I tend to seek solitude when I feel strong emotions because processing them and being around people at the same time is too much of a load. In the past, I've actually found it very difficult to even access my emotions unless I'm alone and I have music or an emotional movie or something to help me along.

That said, it's difficult to convey distress to others when I need to, so most people think that I'm fine when I'm not. This makes getting help really tough most times, since people think I'm exaggerating my distress, or they look to my face for "proof" and totally ignore my words when I say "I'm not okay." A select group of close people take my words over my face, and I consider them valuable friends and allies.

I expressed intense joy around someone once and they called me manic, which made me feel paranoid and misunderstood. So, when I feel the feels coming on, I usually bolt for a time, and return when things have settled.

I have found, however, that I'm not often lonely. So maybe that's introversion?
 
The more emotions, stess, whatever I experience the more introverted I become. If things get too much I totally go to my own little world and try to block out the rest. When I start feeling overwhelmed I retreat to my own world. All these emotions can easily be overwhelming for many of us. That alone takes up a lot of energy to just go through these emotions.

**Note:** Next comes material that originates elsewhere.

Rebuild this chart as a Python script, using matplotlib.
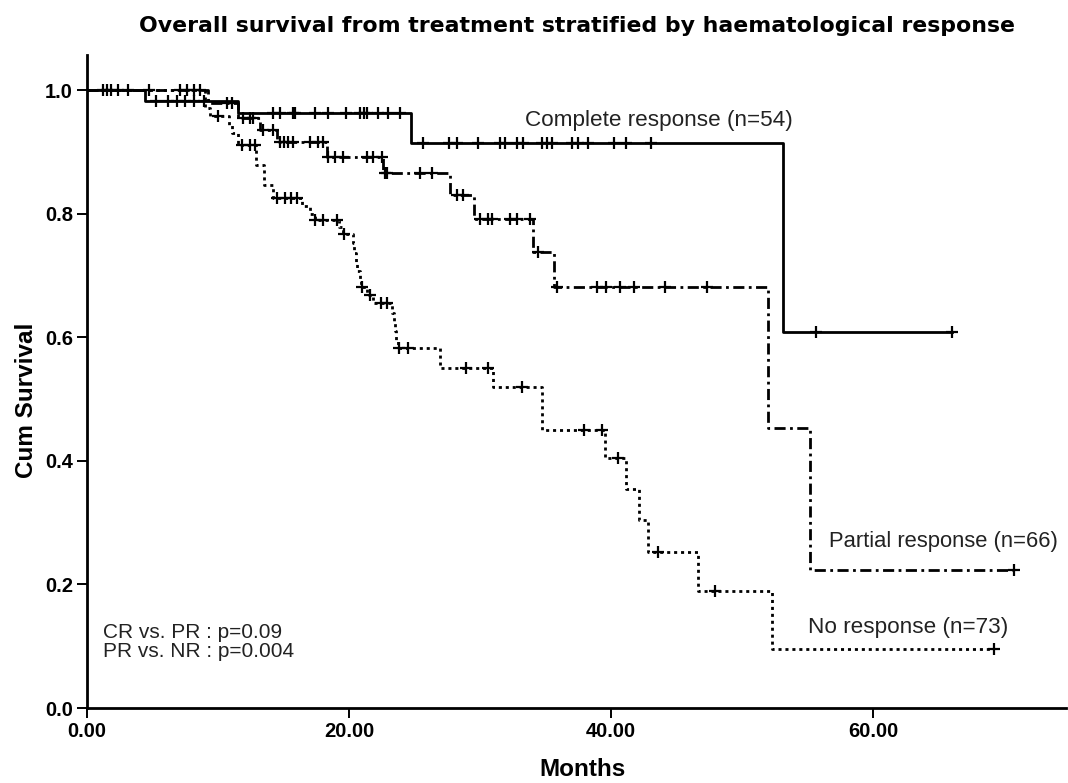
import numpy as np
import matplotlib
matplotlib.use("Agg")
import matplotlib.pyplot as plt

# Kaplan-Meier steps (months, survival after the step)
cr_steps_t = [4.4, 11.5, 24.7, 53.1]
cr_steps_s = [0.982, 0.963, 0.915, 0.608]
cr_end = 66.0
cr_censor = [1.2, 1.5, 1.8, 2.4, 3.1,
             5.3, 6.2, 6.9, 7.5, 8.2, 8.9,
             14.2, 14.7, 15.7, 15.9, 17.4, 18.4, 19.8, 20.8, 21.1, 21.4, 22.2, 23.0, 23.9,
             25.6, 27.6, 28.2, 29.8, 31.5, 31.9, 32.8, 33.3, 34.7, 35.1, 35.5, 37.0, 37.5,
             38.2, 40.2, 41.1, 43.0,
             55.6, 66.0]

pr_steps_t = [9.2, 11.5, 13.2, 14.5, 18.3, 22.6, 27.7, 29.5, 34.0, 35.6, 52.0, 55.2]
pr_steps_s = [0.979, 0.955, 0.935, 0.916, 0.892, 0.866, 0.830, 0.791, 0.738, 0.681, 0.453, 0.223]
pr_end = 70.7
pr_censor = [4.7, 7.1, 7.6, 8.2, 8.6,
             10.7, 11.1, 11.9, 12.4, 12.7, 13.4, 14.2,
             14.7, 15.0, 15.3, 15.7, 17.0, 17.6, 18.0,
             18.4, 18.9, 19.5, 21.4, 21.8, 22.5,
             22.7, 22.9, 25.4, 26.3, 28.2, 28.7,
             30.0, 30.6, 30.9, 32.3, 32.8, 33.8, 34.4,
             35.9, 38.9, 39.6, 40.7, 41.7, 44.1, 47.3, 70.7]

nr_steps_t = [9.0, 9.4, 10.8, 11.1, 11.5, 12.9, 13.5, 14.2, 16.4, 17.0, 17.4,
              19.2, 19.5, 20.3, 20.4, 20.5, 20.6, 20.8, 20.9, 21.4, 21.8,
              23.3, 23.4, 23.5, 23.6, 23.7, 26.9, 31.0, 34.7, 39.5, 41.1, 42.1,
              42.8, 46.6, 52.3]
nr_steps_s = [0.972, 0.958, 0.944, 0.930, 0.912, 0.879, 0.846, 0.825, 0.812, 0.800, 0.790,
              0.779, 0.768, 0.752, 0.737, 0.722, 0.707, 0.693, 0.681, 0.668, 0.655,
              0.640, 0.625, 0.610, 0.596, 0.582, 0.551, 0.519, 0.450, 0.405, 0.354, 0.305,
              0.252, 0.190, 0.095]
nr_end = 69.2
nr_censor = [10.0, 11.8, 12.4, 12.8, 14.5, 15.1, 15.6, 16.0, 17.4, 18.0, 19.1, 19.6,
             21.0, 21.6, 22.4, 22.9, 23.8, 24.5, 28.9, 30.6, 33.2, 37.9, 39.3, 40.5,
             43.6, 47.9, 69.2]

labels = ["Complete response (n=54)", "Partial response (n=66)", "No response (n=73)"]
pvals = ["CR vs. PR : p=0.09", "PR vs. NR : p=0.004"]


def step_curve(steps_t, steps_s, end):
    t = np.concatenate([[0.0], steps_t, [end]])
    s = np.concatenate([[1.0], steps_s, [steps_s[-1]]])
    return t, s


def surv_at(times, steps_t, steps_s):
    levels = np.concatenate([[1.0], steps_s])
    idx = np.searchsorted(steps_t, times, side="right")
    return levels[idx]


fig = plt.figure(figsize=(10.68, 7.83), dpi=100)
ax = fig.add_axes([87 / 1068, 75 / 783, 979 / 1068, 653 / 783])

lw = 2.0
curves = [
    (cr_steps_t, cr_steps_s, cr_end, cr_censor, "-"),
    (pr_steps_t, pr_steps_s, pr_end, pr_censor, (0, (4, 1.6, 1, 1.6))),
    (nr_steps_t, nr_steps_s, nr_end, nr_censor, (0, (1.1, 1.4))),
]
for st, ss, end, cens, ls in curves:
    t, s = step_curve(st, ss, end)
    ax.step(t, s, where="post", color="black", lw=lw, linestyle=ls)
    c = np.array(cens)
    ax.plot(c, surv_at(c, st, ss), "+", color="black", ms=9, mew=1.6)

# text on the plot
tfont = dict(family=["Liberation Sans", "DejaVu Sans"], color="#222222")
ax.text(33.4, 0.951, labels[0], fontsize=16.2, ha="left", va="center", **tfont)
ax.text(56.6, 0.269, labels[1], fontsize=15.8, ha="left", va="center", **tfont)
ax.text(55.0, 0.131, labels[2], fontsize=16.2, ha="left", va="center", **tfont)
ax.text(1.2, 0.123, pvals[0], fontsize=15, ha="left", va="center", **tfont)
ax.text(1.2, 0.091, pvals[1], fontsize=15, ha="left", va="center", **tfont)

ax.set_xlim(0, 74.7)
ax.set_ylim(0, 1.057)
ax.set_xticks([0, 20, 40, 60])
ax.set_xticklabels(["0.00", "20.00", "40.00", "60.00"])
ax.set_yticks([0, 0.2, 0.4, 0.6, 0.8, 1.0])
ax.set_yticklabels(["0.0", "0.2", "0.4", "0.6", "0.8", "1.0"])

for side in ["top", "right"]:
    ax.spines[side].set_visible(False)
for side in ["left", "bottom"]:
    ax.spines[side].set_linewidth(2.0)
ax.tick_params(length=7, width=1.4, direction="out", pad=3)
for lab in ax.get_xticklabels() + ax.get_yticklabels():
    lab.set_fontfamily(["Liberation Sans", "DejaVu Sans"])
    lab.set_fontweight("bold")
    lab.set_fontsize(14.5)

lfont = dict(family=["Liberation Sans", "DejaVu Sans"], fontweight="bold", fontsize=17.5)
fig.text(583 / 1068, 1 - 770 / 783, "Months", ha="center", va="center", **lfont)
fig.text(27 / 1068, 1 - 400 / 783, "Cum Survival", ha="center", va="center",
         rotation=90, **lfont)
fig.text(577 / 1068, 1 - 26 / 783,
         "Overall survival from treatment stratified by haematological response",
         ha="center", va="center", family=["DejaVu Sans"], fontweight="bold",
         fontsize=15.8)

fig.savefig("out.png", dpi=100)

That leaves little energy for interacting with others.

It takes a lot of energy for me to try to be a little more extroverted - more energy than I have these days.
 
By nature i am extroverted and the wish for connection and being part is always a drive, i have recently accepted my need to 'recharge' with time alone, this enables me to be with people again, the problem i have is i developing a dependant nature with friends and wanting more time and attention than they want, often leading to 'losing' that friendship due to my 'over expectant' feelings, however with those i people i feel uncomfortable to be around i have to 'mass mask' and end up fatigued and exhausted often for days.
 
Given that most NTs find Aspie traits, in general, to be annoying and childish and target them for ridicule, why on earth would any Aspie ever want to "live them out?" Why be extroverted when the other people would view you with derision?

Unless you are such a genius (or so rich) that people will elevate their judgment of you from annoying to eccentric, "Just be you," is absolutely f-ing horrible advice for Aspie public behavior. The mask exists for a very good reason.

If one were to "live them out" at home, that's an introverted thing to do.
 
Depends on the person I'm around, the situation, the type of emotion I'm feeling.
Usually introverted.

Sometimes if something happens I really want, it just comes out as a hip-hooray childishly over
animated expression though.

Anger is the one I have difficulty not expressing VERY extroverted. Verbally and sometimes urges
to express it physically. But, I don't want to get into trouble, so I won't bang someones car with
a ball bat even if I feel like it.
Usually say something verbal, then run away to myself until the feeling subsides.
 
I'm very much an introvert, and very good at hiding my feelings, even if I have to basically run away to do so. And if I'm sick, stressed, overwhelmed, or emotional in general I get very antisocial and just have a much harder time interacting with people.